The UCU won a national award for its Stand up for Research campaign, which halted the REF impact proposals and was cited in that decision by David Willetts, the universities and science minister. Now that the coalition is backtracking on its promise to listen to academics on the issue, we are redoubling our efforts to defend the research community. Given that we are doing so, as usual, with little assistance from some of the mission groups that claim to represent the sector's interests, I wonder if THE's criticism would be better directed elsewhere.
By any definition, the UCU's protection of all existing USS members' final-salary pensions is something to be proud of and, as subsequent events have shown, sets a benchmark for others. We know we have more to do to achieve justice for new recruits and to protect pensions against inflation, but without the UCU, as the employers themselves admit, 130,000 staff would now be on the inferior scheme proposed for new employees.

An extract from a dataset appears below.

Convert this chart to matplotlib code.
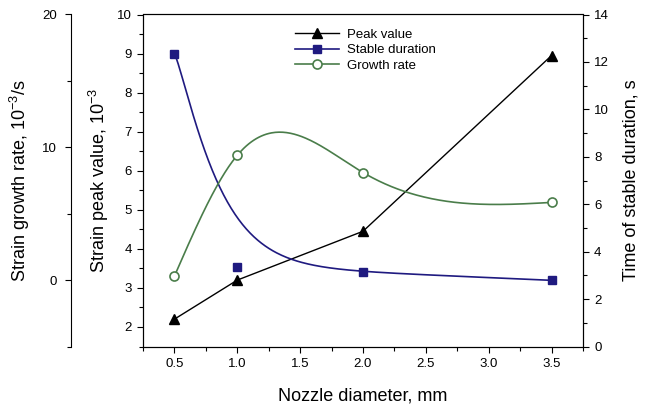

On privatisation, Mroz and (the somewhat partisan) Aldwyn Cooper, chief executive of Regent's College, wonder if the union can rise to the challenge presented by private providers. Yet it is the UCU that has been warning about the dangers they pose since 2007 while others sat on their hands. Our largely lone battle to highlight the dangers of allowing "for-profits" to recreate here the mess they have made in the US has won praise from vice-chancellors and senior academics alike. The UCU remains public enemy number one in the eyes of privatisation cheerleader BPP and its American sugar daddy Apollo - itself the subject of an investigation in the US into the mis-selling of qualifications.

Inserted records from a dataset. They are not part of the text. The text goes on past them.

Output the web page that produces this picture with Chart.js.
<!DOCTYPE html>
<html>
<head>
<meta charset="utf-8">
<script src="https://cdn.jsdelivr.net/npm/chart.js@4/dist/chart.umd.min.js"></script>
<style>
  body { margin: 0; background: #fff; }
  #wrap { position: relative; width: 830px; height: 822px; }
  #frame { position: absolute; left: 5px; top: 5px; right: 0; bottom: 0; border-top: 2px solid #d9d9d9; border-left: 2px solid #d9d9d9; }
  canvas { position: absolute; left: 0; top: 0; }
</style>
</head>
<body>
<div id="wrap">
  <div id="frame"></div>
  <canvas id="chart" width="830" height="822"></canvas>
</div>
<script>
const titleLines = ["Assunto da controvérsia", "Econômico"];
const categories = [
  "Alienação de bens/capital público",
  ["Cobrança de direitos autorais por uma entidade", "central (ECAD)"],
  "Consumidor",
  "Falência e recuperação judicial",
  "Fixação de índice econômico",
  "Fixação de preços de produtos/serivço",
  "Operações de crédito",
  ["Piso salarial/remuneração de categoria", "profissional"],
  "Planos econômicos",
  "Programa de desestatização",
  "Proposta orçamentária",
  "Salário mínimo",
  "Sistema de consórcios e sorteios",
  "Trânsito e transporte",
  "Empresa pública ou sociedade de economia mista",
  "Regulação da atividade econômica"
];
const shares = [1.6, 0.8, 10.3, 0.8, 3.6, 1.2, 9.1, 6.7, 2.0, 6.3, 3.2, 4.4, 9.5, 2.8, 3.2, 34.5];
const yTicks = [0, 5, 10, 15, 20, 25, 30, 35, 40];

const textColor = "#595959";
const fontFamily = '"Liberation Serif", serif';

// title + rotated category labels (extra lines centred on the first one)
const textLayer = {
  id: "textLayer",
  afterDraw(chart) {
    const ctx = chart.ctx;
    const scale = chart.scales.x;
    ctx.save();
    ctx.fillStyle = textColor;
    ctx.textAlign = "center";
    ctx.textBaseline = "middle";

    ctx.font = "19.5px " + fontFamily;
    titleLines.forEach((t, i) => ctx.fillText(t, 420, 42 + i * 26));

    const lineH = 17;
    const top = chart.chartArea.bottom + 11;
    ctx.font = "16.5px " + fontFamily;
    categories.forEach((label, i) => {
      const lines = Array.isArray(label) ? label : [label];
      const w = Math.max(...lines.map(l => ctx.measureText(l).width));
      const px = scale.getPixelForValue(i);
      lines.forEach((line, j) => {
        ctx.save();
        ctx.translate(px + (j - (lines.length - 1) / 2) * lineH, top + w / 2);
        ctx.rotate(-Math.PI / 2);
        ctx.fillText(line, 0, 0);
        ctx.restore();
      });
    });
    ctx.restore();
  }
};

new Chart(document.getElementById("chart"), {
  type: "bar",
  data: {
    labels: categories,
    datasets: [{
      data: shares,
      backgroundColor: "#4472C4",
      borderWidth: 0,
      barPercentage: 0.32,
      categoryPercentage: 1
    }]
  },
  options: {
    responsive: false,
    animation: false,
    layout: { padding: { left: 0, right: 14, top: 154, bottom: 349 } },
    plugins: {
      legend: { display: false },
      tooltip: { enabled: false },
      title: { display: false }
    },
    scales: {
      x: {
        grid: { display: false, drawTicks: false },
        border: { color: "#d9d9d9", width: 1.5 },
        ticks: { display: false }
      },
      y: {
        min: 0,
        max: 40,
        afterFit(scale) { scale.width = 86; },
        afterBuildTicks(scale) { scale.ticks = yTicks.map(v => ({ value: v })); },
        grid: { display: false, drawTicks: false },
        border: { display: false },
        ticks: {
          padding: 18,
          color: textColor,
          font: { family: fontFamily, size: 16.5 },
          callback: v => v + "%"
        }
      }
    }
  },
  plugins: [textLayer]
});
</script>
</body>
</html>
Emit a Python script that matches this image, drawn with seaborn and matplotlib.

With regards to young staff, so often thrown in at the deep end by universities that neglect their duties concerning professional development: we have an 11,000-strong young members' network, and our Researchers' Survival Guide and early career handbooks have been downloaded by thousands of new entrants. While universities seek to wriggle out of their obligations, the union has won a series of landmark victories for fixed-term, mostly early careers, staff in Aberdeen, Lancaster and Leeds.

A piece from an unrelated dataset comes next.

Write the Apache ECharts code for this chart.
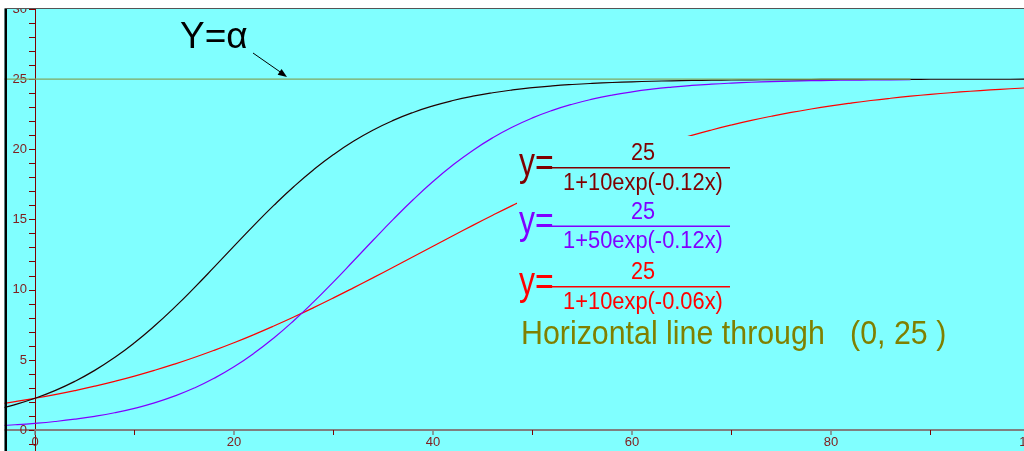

The UCU is nearly six years old, and our membership has grown each year since the merger that created it. In addition to our campaigning and political lobbying, we exist, in my view, to fulfil a basic need to provide help when staff have problems at work. Most of the time our reps can solve them on the ground, but when they cannot, we act to achieve a fair and just solution. Last year, for example, we recovered well over £2 million for members treated unfairly.
Looking forward, no one is more aware than I am that the UCU's future rests on delivering effective collective and individual support for members and standing up for education. We know, too, that headlines on Palestine/Israel and the political machinations of some small but vocal factions can alienate some of those we need to be reaching out to. As I said to our annual congress in May, these issues are not unique to the UCU, but we do need to address them in the interests of unity and of serving our members effectively.
The UCU has a great deal of which to be proud. I believe our future will be secure if we invest more in frontline services and less in internal bureaucracy; we must always put our union's interests ahead of party factions and stand up to the government and employers on the issues that matter most to our members.
Last week, THE criticised the UCU. I hope I have answered those criticisms while acknowledging where the union can do better. I would like to end by making a request that THE look critically at itself, too. On all the key issues - funding cuts, pensions, privatisation, research, career paths - staff need a magazine that speaks for the whole sector, not just those in charge. And, as the UCU is so often left to raise these issues alone, we would really welcome the support.